In 2015, Facebook employees moved into new premises built by Frank Gehry, designer of the Guggenheim museum in Spain. With this campus extension, located in Menlo Park, the social network congratulated itself on moving into the “biggest open office in the world”, a vast building of one room of 40,000 square metres. But on this same site, Facebook is completing an 80-hectare project: Zee Town. A “private town” dedicated to its 10,000 employees, with supermarkets, hotels, villas and even dormitories for the group’s trainees.

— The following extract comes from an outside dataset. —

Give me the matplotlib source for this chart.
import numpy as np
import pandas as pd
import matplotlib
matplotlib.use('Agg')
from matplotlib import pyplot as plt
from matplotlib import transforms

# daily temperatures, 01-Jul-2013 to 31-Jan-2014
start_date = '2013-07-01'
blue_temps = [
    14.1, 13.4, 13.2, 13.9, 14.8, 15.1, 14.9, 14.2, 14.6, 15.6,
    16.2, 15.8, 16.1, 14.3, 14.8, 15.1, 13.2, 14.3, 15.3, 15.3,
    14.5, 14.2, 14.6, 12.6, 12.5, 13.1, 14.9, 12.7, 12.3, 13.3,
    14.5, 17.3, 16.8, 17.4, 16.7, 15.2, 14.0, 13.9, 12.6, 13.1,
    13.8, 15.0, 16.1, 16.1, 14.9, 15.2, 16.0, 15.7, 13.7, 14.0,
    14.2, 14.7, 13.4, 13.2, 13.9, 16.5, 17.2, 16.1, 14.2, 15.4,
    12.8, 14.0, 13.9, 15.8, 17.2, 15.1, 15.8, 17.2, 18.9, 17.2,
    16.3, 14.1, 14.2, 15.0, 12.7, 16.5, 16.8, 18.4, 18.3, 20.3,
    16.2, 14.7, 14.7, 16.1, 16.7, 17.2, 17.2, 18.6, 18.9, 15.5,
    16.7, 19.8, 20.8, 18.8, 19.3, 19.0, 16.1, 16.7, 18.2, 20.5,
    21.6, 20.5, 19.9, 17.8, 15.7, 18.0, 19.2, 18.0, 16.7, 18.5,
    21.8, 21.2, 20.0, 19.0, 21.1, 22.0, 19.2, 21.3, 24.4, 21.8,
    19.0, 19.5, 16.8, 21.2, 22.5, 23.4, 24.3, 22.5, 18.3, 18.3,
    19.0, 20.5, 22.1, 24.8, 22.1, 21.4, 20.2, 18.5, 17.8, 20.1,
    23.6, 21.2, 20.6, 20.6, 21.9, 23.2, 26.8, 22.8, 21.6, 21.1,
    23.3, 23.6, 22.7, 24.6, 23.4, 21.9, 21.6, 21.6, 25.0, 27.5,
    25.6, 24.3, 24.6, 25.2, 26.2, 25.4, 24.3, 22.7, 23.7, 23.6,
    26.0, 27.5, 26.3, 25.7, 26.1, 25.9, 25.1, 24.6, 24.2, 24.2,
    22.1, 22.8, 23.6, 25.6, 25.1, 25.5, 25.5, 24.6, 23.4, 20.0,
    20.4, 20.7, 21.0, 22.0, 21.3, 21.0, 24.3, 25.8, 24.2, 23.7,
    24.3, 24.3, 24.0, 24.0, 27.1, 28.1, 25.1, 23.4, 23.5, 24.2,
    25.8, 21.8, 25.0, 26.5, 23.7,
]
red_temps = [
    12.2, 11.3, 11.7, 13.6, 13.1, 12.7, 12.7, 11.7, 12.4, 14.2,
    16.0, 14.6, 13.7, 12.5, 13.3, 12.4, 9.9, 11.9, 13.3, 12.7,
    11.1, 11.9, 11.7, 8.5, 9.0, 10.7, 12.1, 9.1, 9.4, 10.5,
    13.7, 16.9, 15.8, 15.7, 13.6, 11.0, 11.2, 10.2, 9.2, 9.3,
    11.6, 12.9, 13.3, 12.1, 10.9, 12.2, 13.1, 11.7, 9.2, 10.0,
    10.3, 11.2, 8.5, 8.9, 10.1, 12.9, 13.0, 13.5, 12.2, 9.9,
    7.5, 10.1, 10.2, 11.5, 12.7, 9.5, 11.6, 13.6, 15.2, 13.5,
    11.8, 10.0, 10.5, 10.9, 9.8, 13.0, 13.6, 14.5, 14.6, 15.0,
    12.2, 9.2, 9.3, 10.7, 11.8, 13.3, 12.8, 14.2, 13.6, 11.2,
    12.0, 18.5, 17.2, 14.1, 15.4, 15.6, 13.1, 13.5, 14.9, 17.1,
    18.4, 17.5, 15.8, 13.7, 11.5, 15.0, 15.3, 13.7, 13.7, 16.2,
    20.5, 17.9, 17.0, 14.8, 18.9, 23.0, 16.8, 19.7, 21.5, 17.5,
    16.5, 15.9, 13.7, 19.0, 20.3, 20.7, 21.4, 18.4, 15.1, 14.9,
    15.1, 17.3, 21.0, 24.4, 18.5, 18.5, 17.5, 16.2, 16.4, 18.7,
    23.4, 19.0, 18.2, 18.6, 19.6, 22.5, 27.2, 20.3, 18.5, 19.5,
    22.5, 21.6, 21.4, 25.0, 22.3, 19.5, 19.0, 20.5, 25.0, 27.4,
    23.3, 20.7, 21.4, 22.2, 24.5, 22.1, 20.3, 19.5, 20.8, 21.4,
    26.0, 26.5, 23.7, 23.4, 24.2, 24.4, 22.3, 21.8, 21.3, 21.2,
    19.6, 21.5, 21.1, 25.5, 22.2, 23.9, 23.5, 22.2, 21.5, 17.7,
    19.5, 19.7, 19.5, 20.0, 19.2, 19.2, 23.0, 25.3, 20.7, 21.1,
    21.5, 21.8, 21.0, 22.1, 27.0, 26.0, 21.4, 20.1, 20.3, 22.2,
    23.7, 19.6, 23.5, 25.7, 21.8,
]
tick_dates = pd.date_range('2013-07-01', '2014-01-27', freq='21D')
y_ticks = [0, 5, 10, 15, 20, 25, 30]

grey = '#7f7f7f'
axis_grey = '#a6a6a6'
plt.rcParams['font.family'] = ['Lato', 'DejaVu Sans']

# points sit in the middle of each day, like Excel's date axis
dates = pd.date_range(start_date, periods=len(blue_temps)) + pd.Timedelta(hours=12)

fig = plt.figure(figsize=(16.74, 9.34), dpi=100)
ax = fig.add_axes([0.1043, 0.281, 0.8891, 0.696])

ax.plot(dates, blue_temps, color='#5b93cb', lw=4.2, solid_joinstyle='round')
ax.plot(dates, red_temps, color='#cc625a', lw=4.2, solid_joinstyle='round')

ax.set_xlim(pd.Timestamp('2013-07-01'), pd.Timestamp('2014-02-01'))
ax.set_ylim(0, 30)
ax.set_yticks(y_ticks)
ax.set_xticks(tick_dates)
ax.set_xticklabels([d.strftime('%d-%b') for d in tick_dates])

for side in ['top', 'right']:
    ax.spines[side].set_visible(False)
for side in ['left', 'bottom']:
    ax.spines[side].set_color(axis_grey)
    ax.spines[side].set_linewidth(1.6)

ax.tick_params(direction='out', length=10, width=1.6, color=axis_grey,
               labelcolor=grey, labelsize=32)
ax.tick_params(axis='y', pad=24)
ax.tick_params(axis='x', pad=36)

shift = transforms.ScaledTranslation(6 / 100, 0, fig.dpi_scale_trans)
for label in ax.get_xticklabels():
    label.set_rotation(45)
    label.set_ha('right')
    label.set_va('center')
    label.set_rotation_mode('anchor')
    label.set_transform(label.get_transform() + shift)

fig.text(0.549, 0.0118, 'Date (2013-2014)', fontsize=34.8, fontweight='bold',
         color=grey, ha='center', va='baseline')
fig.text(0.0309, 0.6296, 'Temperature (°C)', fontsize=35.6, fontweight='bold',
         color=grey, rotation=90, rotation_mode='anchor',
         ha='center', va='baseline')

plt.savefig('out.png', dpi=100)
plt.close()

The social network’s founder is not the only one practising this “paternalism version 3.0”. Amazon is currently building three giant glass spheres in Seattle. Google’s future headquarters also packages itself as “the glass Utopia”: translucent domes, designed to be reconfigurable as jobs and innovations appear. Designed by the Dane Bjarke Ingels and the British designer Thomas Heatherwick respectively, Googleplex represents a new form of work organisation. The employee must have the feeling of being more than just that, of blossoming while working for the growth of the company, of participating in something bigger than him-herself.
The same applies to the Apple “spaceship”, conceived by Norman Foster. Destined to become Apple’s brand new headquarters, this megacomplex located in Cupertino will be opened next April. With a central building in the shape of a futurist ring, coated in curved glass, this futuristic campus covering 260,000 square metres – officially named “Apple Park” – will soon welcome over 12,000 Apple employees. Aside from the “architecture”, the place is also inspired by the isolationist values of university campuses or even the social planning of the corporate towns.

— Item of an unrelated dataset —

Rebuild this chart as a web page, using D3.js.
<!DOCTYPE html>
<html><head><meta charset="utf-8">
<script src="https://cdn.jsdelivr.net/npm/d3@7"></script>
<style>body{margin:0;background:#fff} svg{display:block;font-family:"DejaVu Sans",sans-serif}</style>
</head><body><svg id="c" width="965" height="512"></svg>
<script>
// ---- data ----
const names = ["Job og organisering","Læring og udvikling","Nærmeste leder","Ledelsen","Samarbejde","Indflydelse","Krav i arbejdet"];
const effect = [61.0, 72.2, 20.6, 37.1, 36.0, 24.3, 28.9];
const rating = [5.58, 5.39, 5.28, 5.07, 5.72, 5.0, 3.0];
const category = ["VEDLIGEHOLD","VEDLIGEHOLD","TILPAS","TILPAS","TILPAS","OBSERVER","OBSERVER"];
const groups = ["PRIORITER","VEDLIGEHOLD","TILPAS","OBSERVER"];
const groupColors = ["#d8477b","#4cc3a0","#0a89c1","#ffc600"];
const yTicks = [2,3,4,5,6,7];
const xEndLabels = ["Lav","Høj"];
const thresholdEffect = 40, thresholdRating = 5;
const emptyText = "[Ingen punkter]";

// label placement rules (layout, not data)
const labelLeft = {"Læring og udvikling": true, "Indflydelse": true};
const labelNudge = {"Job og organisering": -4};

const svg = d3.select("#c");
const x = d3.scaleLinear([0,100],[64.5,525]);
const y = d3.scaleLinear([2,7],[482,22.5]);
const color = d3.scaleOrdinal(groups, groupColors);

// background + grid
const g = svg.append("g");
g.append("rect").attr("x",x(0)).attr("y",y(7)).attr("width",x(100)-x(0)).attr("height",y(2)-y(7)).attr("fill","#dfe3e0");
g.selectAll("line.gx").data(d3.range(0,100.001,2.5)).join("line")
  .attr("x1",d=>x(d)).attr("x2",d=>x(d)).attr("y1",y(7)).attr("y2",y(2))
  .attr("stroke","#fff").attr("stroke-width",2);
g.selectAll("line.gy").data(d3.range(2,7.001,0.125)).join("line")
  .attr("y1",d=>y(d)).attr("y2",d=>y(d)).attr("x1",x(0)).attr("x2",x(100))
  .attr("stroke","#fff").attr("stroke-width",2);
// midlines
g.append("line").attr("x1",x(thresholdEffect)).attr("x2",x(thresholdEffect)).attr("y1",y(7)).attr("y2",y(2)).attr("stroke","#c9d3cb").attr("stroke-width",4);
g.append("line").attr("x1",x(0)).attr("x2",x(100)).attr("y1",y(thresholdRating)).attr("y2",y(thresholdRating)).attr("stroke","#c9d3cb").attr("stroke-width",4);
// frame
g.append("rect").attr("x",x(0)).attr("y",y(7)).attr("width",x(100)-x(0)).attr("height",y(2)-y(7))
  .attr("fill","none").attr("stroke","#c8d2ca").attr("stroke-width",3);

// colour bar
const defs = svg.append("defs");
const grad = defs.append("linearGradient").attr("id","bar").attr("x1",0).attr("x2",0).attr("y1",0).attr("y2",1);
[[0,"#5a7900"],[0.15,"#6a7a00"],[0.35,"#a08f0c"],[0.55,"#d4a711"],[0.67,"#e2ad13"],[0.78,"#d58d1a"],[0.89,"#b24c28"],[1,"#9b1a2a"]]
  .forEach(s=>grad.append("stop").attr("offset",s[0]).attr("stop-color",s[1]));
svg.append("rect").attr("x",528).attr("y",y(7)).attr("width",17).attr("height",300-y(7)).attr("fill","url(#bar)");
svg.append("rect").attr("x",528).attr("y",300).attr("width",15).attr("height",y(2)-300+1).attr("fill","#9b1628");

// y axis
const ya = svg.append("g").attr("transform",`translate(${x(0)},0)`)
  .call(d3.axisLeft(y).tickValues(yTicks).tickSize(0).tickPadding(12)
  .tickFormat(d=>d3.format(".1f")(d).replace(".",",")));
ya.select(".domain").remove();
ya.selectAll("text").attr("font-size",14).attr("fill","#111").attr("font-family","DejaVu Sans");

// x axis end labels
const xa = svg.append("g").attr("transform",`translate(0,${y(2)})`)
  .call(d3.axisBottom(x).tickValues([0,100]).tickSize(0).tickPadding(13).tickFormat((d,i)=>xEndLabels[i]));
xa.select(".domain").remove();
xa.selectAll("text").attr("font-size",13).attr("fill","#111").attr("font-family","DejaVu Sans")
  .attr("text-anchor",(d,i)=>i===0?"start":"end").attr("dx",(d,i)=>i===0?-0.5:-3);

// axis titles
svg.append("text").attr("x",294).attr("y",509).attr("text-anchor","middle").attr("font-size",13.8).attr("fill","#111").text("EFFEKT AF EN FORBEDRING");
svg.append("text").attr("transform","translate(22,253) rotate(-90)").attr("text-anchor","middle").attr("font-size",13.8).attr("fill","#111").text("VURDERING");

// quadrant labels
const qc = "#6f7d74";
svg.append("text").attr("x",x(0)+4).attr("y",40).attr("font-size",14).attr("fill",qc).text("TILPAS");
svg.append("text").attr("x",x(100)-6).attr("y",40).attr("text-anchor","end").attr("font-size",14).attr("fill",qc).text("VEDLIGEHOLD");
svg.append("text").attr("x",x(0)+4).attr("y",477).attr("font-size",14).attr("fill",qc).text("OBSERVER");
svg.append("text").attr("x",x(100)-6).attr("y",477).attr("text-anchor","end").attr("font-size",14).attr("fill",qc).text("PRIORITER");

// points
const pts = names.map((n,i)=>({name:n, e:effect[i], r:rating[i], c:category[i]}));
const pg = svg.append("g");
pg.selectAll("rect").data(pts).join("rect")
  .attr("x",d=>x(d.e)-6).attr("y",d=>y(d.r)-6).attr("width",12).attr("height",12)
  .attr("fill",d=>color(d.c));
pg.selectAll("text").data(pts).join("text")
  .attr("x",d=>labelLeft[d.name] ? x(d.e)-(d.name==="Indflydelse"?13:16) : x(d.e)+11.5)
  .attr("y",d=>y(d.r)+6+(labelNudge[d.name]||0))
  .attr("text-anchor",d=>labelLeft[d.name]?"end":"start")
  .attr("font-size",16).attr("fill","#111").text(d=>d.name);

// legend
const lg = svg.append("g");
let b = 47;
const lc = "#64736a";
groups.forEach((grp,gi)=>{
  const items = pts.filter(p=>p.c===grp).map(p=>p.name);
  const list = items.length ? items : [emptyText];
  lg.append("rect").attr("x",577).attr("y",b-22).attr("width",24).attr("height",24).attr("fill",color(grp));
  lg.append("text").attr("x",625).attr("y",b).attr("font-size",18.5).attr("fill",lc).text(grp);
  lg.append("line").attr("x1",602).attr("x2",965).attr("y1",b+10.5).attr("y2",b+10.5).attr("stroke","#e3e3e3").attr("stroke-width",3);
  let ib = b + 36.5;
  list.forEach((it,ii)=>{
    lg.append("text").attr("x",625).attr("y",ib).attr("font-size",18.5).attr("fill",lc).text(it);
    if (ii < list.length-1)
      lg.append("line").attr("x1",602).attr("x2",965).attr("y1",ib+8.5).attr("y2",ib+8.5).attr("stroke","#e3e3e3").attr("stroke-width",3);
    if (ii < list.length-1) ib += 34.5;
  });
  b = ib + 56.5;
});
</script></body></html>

Private town boom in India
Very common in the early 20th century, the idea of the corporate town has been revived by the giants of the Silicon Valley. But the emerging countries, like India and Saudi Arabia, are home to the most ambitious towns entirely managed by the private sector. India has 4,000 free-trade zones part of which will become private towns. One of the most recent examples of this is Magarpatta City, a secure enclave for the wealthy, located in Pune, about sixty miles from Mumbai. Entirely privatised, the 160-hectare complex was designed to house the 35,000 employees of the IT companies established in the Cybercity. A little further away, 120 or so miles Southeast of Mumbai, the consortium HCC started out ten years ago on the construction of a city covering 100 square kilometres, Lavasa. The project, whose magnitude far exceeds Apple’s or Facebook’s dreams has seen strange, Italian-inspired buildings take shape in India’s mountains. In the long run, Lavasa should be home to over 200,000 inhabitants. And in the face of unprecedented demographic growth, 24 new towns of this type could materialise in the industrial corridor between New Delhi and Mumbai, as well as a future international finance centre, the Gujarat International Finance Tec-City.

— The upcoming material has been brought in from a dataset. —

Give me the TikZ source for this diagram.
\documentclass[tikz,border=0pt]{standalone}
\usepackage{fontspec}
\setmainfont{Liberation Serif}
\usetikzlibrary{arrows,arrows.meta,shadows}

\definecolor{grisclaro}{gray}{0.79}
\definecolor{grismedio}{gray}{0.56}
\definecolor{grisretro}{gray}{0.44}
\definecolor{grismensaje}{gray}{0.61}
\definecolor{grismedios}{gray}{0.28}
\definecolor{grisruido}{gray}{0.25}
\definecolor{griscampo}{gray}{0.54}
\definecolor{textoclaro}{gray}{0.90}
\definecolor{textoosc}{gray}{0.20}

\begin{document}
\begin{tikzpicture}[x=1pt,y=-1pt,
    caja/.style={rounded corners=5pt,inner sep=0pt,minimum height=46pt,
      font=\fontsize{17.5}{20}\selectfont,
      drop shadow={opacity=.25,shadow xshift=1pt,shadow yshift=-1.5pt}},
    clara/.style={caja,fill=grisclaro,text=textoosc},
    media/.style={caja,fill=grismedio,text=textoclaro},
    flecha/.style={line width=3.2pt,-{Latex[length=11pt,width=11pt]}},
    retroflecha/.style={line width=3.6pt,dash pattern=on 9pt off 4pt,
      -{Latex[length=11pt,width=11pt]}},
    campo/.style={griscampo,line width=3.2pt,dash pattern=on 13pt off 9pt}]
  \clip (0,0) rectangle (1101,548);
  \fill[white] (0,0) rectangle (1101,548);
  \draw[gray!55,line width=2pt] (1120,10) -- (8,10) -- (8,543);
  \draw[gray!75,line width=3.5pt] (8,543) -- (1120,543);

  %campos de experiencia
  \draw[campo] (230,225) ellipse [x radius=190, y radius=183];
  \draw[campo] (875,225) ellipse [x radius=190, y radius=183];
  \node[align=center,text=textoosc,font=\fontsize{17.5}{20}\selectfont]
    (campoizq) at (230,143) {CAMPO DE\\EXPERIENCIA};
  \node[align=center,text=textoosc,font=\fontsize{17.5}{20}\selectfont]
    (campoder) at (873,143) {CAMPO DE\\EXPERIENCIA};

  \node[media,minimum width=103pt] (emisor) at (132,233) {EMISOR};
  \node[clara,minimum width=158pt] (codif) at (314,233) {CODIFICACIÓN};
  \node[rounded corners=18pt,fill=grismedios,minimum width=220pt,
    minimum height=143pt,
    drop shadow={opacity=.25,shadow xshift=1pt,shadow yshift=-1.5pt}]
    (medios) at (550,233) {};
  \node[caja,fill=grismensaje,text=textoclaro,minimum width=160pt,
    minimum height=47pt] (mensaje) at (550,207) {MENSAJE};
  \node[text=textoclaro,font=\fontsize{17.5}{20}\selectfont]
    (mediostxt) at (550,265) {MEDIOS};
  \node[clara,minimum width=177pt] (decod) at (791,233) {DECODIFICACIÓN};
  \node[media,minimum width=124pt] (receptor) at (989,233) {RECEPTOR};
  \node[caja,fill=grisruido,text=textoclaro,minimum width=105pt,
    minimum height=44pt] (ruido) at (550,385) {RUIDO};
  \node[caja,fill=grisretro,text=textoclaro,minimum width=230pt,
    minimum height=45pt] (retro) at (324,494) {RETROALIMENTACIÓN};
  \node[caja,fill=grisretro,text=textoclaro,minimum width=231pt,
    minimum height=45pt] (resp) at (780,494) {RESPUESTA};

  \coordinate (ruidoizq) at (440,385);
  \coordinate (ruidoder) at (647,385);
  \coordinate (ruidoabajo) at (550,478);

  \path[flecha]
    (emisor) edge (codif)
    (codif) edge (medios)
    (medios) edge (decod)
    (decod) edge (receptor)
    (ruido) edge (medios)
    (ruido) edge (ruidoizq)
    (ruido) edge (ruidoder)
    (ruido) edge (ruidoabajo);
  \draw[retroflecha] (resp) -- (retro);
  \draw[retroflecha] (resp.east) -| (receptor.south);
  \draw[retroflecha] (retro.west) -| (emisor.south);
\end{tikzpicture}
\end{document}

In Saudi Arabia, the King Abdullah Economic City (Kaec) aims to house nearly 2 million inhabitants by 2035. In the case of the KAEC, a public-private partnership was signed between the Saudi government and a Dubai real-estate group, Emaar Properties. Its inhabitants don’t pay taxes, but “service costs” for security, water and waste collection, which are subcontracted to different contractors. The most amazing thing about this new Utopia is: the city doesn’t even have a mayor. It is governed by the CEO of Emaar Economic City (EEC), Fahd Al Rasheed.